As we drove back east after midnight, the hills barely etched into the blackness, I considered the absurdly unlikely chance of that whole evening. Although simultaneous, my experience of that gathering must have been almost wholly different from that of my companions. Had our worlds really collided? Had I correctly imagined the Arab poets of old welling up in the voices of these wizened repositories? Could they see through the words of my song to the icy highways of Minnesota, feel the angst of a silent pair of teenagers flipping through their CD wallets with frozen fingers and burning dreams?

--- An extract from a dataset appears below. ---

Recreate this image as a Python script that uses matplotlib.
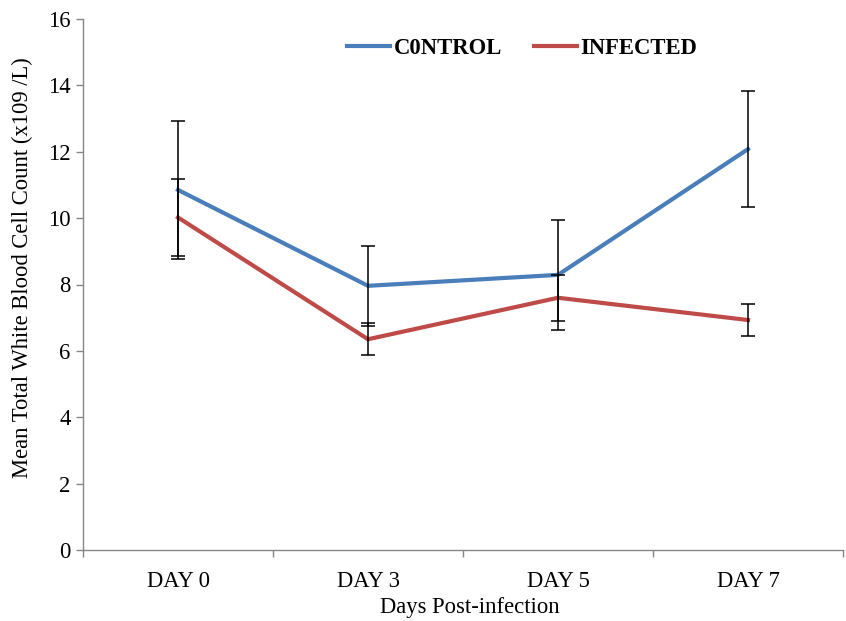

Had we really torn off and passed pieces of ourselves like that lamb across the table, nourishing one another with our own shares of wisdowm? Had we shared something so essential that the particulars were irrelevant? Or were the impressions of each other we would leave with a travesty, a mockery?
Not knowing the answers to these questions but getting to pose them again and again is why I travel, I think. I shifted on the car seat as Shawki dozed off next to me, and resisted the urge to rest his head on my shoulder. Because we don't really need answers. Like the moon, we need poetry.